Alors le Français est-il meilleur en société ? La question me paraît d’autant plus difficile qu’étant ici sans attache je rêve parfois de devenir ermite urbaine. Le concept reste à préciser, mais il me semble qu’observer les gens en limitant mes interactions avec eux au minimum pourrait e rendre parfaitement heureuse. Si l’être humain est un animal social, les soirées avec mes semblables m’embrument. Et les lendemains sont pénibles. Plus japonaise qu’un Japonais, je deviens une asociale qui ne tient pas l’alcool.

Peut-être faut-il alors revoir le prisme au travers duquel on considère cette maladresse. La différence majeure entre nos deux sociétés est que la première repose sur la recherche de l’épanouissement individuel tandis que la seconde a pour objectif la préservation de l’équilibre du groupe. De fait, ce que j’analyse comme une faiblesse sera ici perçu comme une vertu. Il est finalement assez ironique que la société où la recherche de la convivialité est la plus forte soit aussi la plus individualiste.

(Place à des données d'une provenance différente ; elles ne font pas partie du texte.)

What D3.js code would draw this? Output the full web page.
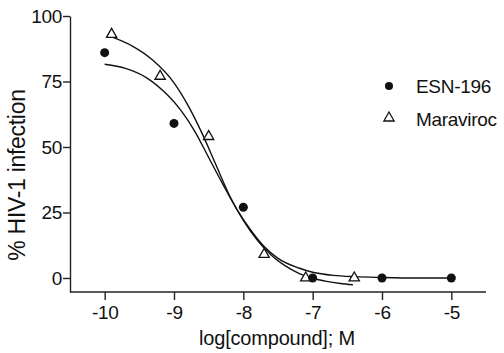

Et parce que le paradoxe est de rigueur, le Japon est aussi la patrie du karaoké. Et je connais peu d’expériences plus intimes que de chanter faux, en chœur, un Call Me Maybe ou un Baby, One More Time. De plus, Tokyo recèle un nombre incalculable de restaurants, de bars et d’izakaya ne pouvant accueillir plus d’une dizaine de personnes. Bien qu’elle soit improbable dans une ville de cette dimension, on est souvent saisi par l’impression que ce sont les proches du patron qui, à eux seuls, font tourner la gargote. Et si les réunions nocturnes des salarymen relèvent la plupart du temps de l’obligation de ne pas décevoir leur supérieur, elles se font consciencieuses beuveries, amenant une clientèle devenue étrangement joviale à repartir en titubant – plus ou moins joyeusement selon le degré d’alcoolisation de chacun. La vraie question est celle de la corrélation entre l’harmonie de la société nipponne et l’isolement d’une partie de ses membres. Je suis certaine que mon nouveau – et bref – statut d’ermite tokyoïte ne me suffira pas à en saisir la complexité.